Real example: a customer-support agent drafts replies to abusive inbound messages. The product policy allows quoting the user’s text in an internal case note, but forbids the model from adding new insults in a customer-facing response. FutureAGI’s approach is to score the generated output separately from retrieved or user-authored spans, then compare evaluator results against the expected policy label. Unlike a plain word-list filter or a standalone Perspective API score, the result is tied to dataset rows, traces, prompt versions, and release gates.
At runtime, Agent Command Center can run profanity checks as a pre-guardrail for inbound abuse and a post-guardrail for model-authored text. If Toxicity or ContentModeration crosses the route threshold, the system can mask terms, return a fallback, escalate to a review queue, or alert the owning team. Engineers then inspect the trace, adjust the policy list, add regression cases, and rerun the eval before shipping the next model or prompt.
How to Measure or Detect Profanity Filtering Quality
Measure profanity filtering as a classifier plus an operational control:
Toxicityevaluator result - flags abusive, threatening, or demeaning language that may include profanity but is not limited to exact word matches.ContentModerationevaluator result - classifies broader policy categories so profanity does not become the only moderation signal.- Lexical recall on labeled profanity sets - percentage of known disallowed terms, variants, spacing tricks, and transliterations caught by the filter.
- False-positive rate - percentage of safe or quoted text incorrectly masked, blocked, or escalated.
- Eval-fail-rate-by-cohort - failures broken down by route, locale, model, prompt version, and traffic source.

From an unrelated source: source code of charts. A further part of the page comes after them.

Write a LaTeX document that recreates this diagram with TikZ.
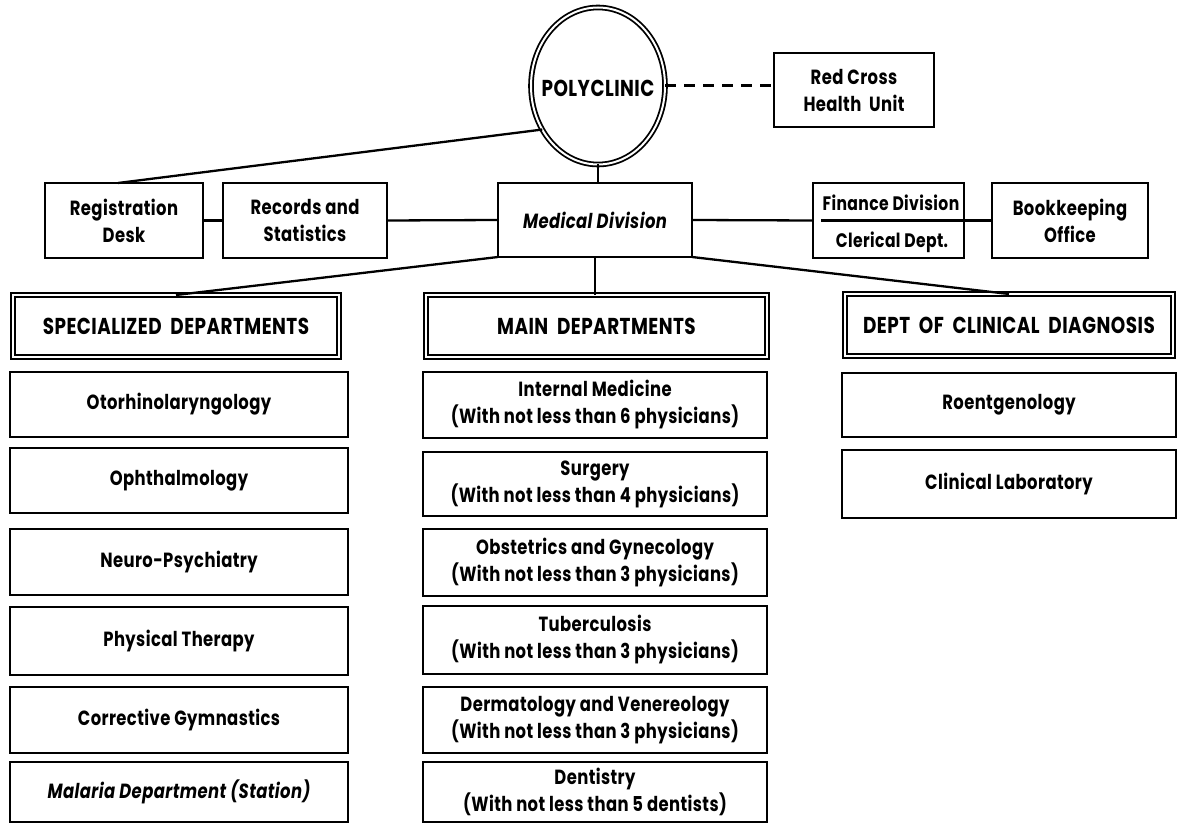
\documentclass[tikz,border=0pt]{standalone}
\usepackage{fontspec}
\setmainfont{Poppins}[FakeStretch=0.8, LetterSpace=2]
\usetikzlibrary{shapes.geometric}
\newcommand\boxfnt{\fontsize{20.5}{27}\selectfont\bfseries}
\newcommand\hdrfnt{\fontsize{23}{27}\selectfont\bfseries}
\newcommand\finfnt{\fontsize{19.5}{27}\selectfont\bfseries}
\begin{document}
\begin{tikzpicture}[x=1pt,y=-1pt,
  every node/.style={inner sep=0pt, outer sep=0pt, font=\boxfnt, align=center},
  box/.style={draw, line width=2.6pt, rectangle},
  hdr/.style={draw, double, double distance=2.6pt, line width=1.8pt, rectangle, font=\hdrfnt},
  conn/.style={line width=2.3pt},
  lcol/.style={box, minimum width=338},
  mcol/.style={box, minimum width=344},
  rcol/.style={box, minimum width=334}]
\useasboundingbox (0,0) rectangle (1178,826);
\fill[white] (0,0) rectangle (1178,826);
% top
\node[ellipse, draw, double, double distance=2pt, line width=1.8pt, minimum width=134, minimum height=157] (poly) at (598,86) {};
\node[font=\hdrfnt] (polyt) at (598,88) {POLYCLINIC};
\node[box, minimum width=160, minimum height=74] (red) at (854,90) {Red Cross\\Health\ \ Unit};
% second row
\node[box, minimum width=158, minimum height=75] (reg) at (124,220.5) {Registration\\Desk};
\node[box, minimum width=164, minimum height=75] (rec) at (305,220.5) {Records and\\Statistics};
\node[box, minimum width=194, minimum height=74] (med) at (595,220) {\itshape Medical Division};
\node[box, minimum width=151, minimum height=75] (fin) at (888.5,220.5) {};
\node[anchor=base, font=\finfnt] (fint) at (891,211) {Finance Division};
\node[anchor=base, font=\finfnt] (clet) at (892,248) {Clerical Dept.};
\node[box, minimum width=156, minimum height=75] (book) at (1070,220.5) {Bookkeeping\\Office};
% headers
\node[hdr, minimum width=326, minimum height=62] (spec) at (176,326) {SPECIALIZED\ \ DEPARTMENTS};
\node[hdr, minimum width=341, minimum height=62] (main) at (596.5,326) {MAIN\ \ DEPARTMENTS};
\node[hdr, minimum width=328, minimum height=62] (dept) at (1009,325) {DEPT\ \ OF\ \ CLINICAL\ \ DIAGNOSIS};
% left column
\node[lcol, minimum height=65] (oto) at (179,404.5) {Otorhinolaryngology};
\node[lcol, minimum height=65] (oph) at (179,480.5) {Ophthalmology};
\node[lcol, minimum height=66] (neu) at (179,562) {Neuro-Psychiatry};
\node[lcol, minimum height=68] (phy) at (179,641) {Physical Therapy};
\node[lcol, minimum height=66] (cor) at (179,720) {Corrective Gymnastics};
\node[lcol, minimum height=60] (mal) at (179,792) {\itshape Malaria Department (Station)};
% middle column
\node[mcol, minimum height=66] (im) at (595,405) {Internal Medicine\\(With not less than 6 physicians)};
\node[mcol, minimum height=64] (sur) at (595,484) {Surgery\\(With not less than 4 physicians)};
\node[mcol, minimum height=67] (obs) at (595,562.5) {Obstetrics and Gynecology\\(With not less than 3 physicians)};
\node[mcol, minimum height=68] (tub) at (595,640) {Tuberculosis\\(With not less than 3 physicians)};
\node[mcol, minimum height=66] (der) at (595,720) {Dermatology and Venereology\\(With not less than 3 physicians)};
\node[mcol, minimum height=60] (den) at (595,792) {Dentistry\\(With not less than 5 dentists)};
% right column
\node[rcol, minimum height=64] (roe) at (1009,405) {Roentgenology};
\node[rcol, minimum height=68] (lab) at (1009,484) {Clinical Laboratory};
% connectors
\draw[line width=3pt, dash pattern=on 11pt off 8pt] (poly.east) -- (poly.east -| red.west);
\draw[conn] (poly.218) -- ([xshift=-6pt]reg.north);
\draw[conn] (poly.south) -- (poly.south |- med.north);
\draw[conn] (reg.east) -- (rec.west);
\draw[conn] (rec.east) -- (med.west);
\draw[conn] (med.east) -- (fin.west);
\draw[conn] ([xshift=8pt]fin.west) -- (fin.east);
\draw[conn] (fin.east) -- (book.west);
\draw[conn] (med.south west) -- (spec.north);
\draw[conn] (med.south) -- (med.south |- main.north);
\draw[conn] (med.south east) -- (dept.north);
\end{tikzpicture}
\end{document}
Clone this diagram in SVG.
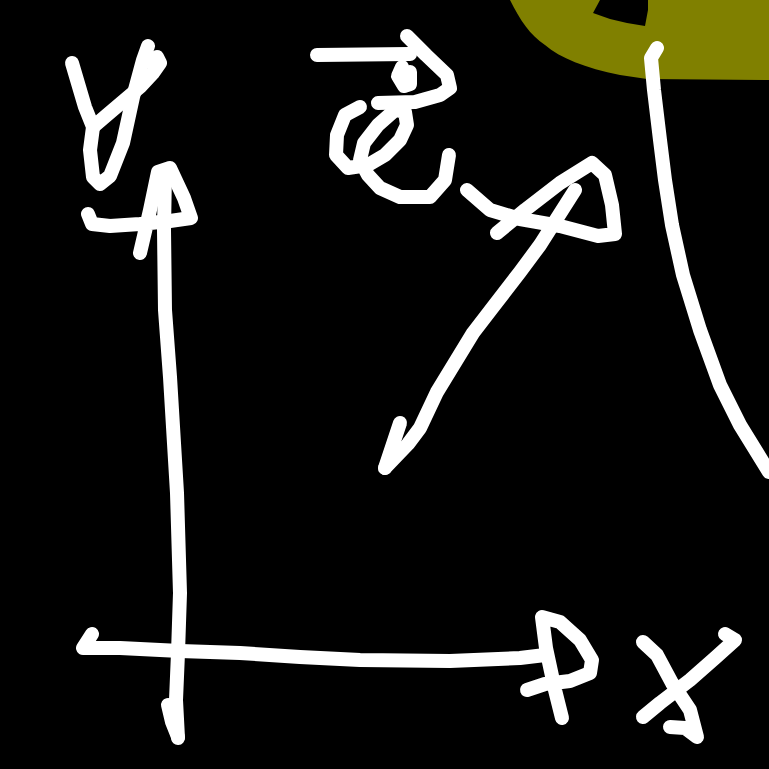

- Review reversal rate - human-review cases where the filter action was overturned.
from fi.evals import Toxicity, ContentModeration
response = "I can summarize the report without repeating abusive language."
toxicity_result = Toxicity().evaluate(output=response)
moderation_result = ContentModeration().evaluate(output=response)
print(toxicity_result, moderation_result)
Use thresholds by surface. A public support reply should fail closed on high-severity slurs. An internal abuse-reporting tool may preserve quoted profanity while still flagging it for audit.
Common Mistakes
- Treating word lists as policy. A dictionary can catch obvious terms, but policy decides severity, context, action, and exceptions.
- Masking user quotes and model speech together. Separate user-supplied evidence from model-authored profanity before deciding whether to block.
- Ignoring locale and morphology. Spacing tricks, transliteration, compound words, and multilingual slang bypass English-only regex filters.
- Optimizing only for recall. Overblocking identity terms, reclaimed language, or legitimate reports creates user harm and support load.
- No regression set for new prompts. Prompt or model changes can reintroduce profanity even when the filter code did not change.
Frequently Asked Questions
What is profanity filtering?
Profanity filtering detects, masks, blocks, or escalates offensive words and slurs in LLM inputs, outputs, tool results, and agent-authored messages. It is a compliance control used before or after generation.
How is profanity filtering different from toxicity detection?
Profanity filtering is usually lexical and policy-list driven. Toxicity detection is broader and more contextual: it can catch harassment, threats, hate, or abuse even when no banned word appears.
How do you measure profanity filtering?
Use FutureAGI's `Toxicity` and `ContentModeration` evaluators on labeled safe and unsafe examples. Track recall, false positives, eval-fail-rate-by-cohort, and review reversals by route.